In plastic bending, part of the beam is experiencing elastic strain, part is experiencing plastic strain, and the neutral axis moves toward the inside of the bend. A quick look in Metal Forming - Mechanics and Metallurgy by Hosford and Caddell found procedures for calculating bend radii and springback. I see that this book is now in the fourth edition: https://www.amazon.com/dp/1107004527/?tag=pfamazon01-20. If you really want to analytically calculate metal deformation with plastic strain, get this book.

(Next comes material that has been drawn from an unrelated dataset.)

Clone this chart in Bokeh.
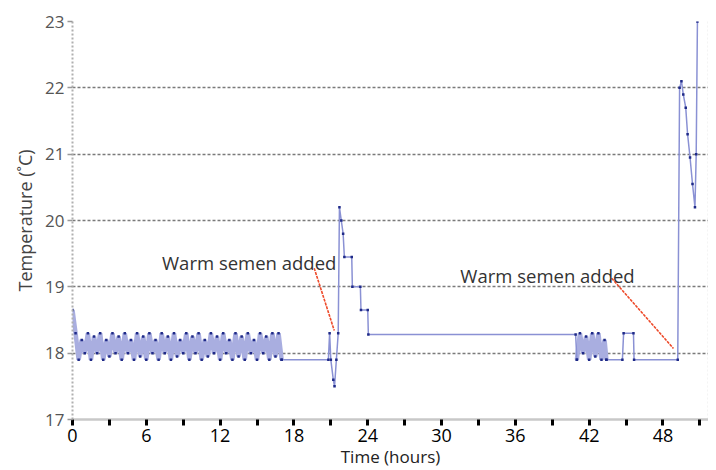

I took the class in the early 1990's, and don't remember much because I never used it. I do remember the need to separately integrate stress vs distance from the neutral axis for elastic and plastic strain, which implies that a single formula might be difficult to derive. Especially if you want to include strain hardening, strain rate hardening, and neutral axis shift.

 

[FEAnalyst]

Problem solved - in an old Polish book ("Elasticity and plasticity. A selection of tasks and examples" by W. Krzys and M. Zyczkowski) , I've found a formula for the deflection of a cantilever beam having rectangular section and subjected to point load at the free end (assuming elastic perfectly-plastic material): $$y_{max}=\frac{20 b^{2} h^{3} Q^{3}}{27 E P^{2}} - \frac{2 \sqrt{3} b h L Q^2}{3 E P} \cdot \left( 1- \frac{P L}{b h^2 Q} \right)^{\frac{1}{2}} - \frac{4 \sqrt{3} b^2 h^3 Q^3}{9 E P^2} \cdot \left( 1- \frac{P L}{b h^2 Q} \right)^{\frac{3}{2}}$$
where: $b$ - beam section's width, $h$ - half of beam section's height, $Q$ - yield strength, $E$ - Young's modulus, $P$ - force magnitude, $L$ - length of the beam.

Stresses in the plastic regime can't exceed yield stress in this case since the material is perfectly plastic.

More complex cases (simply-supported beams, materials with hardening, perhaps other types of cross-sections) should also be possible to solve analytically but would require more extensive derivations.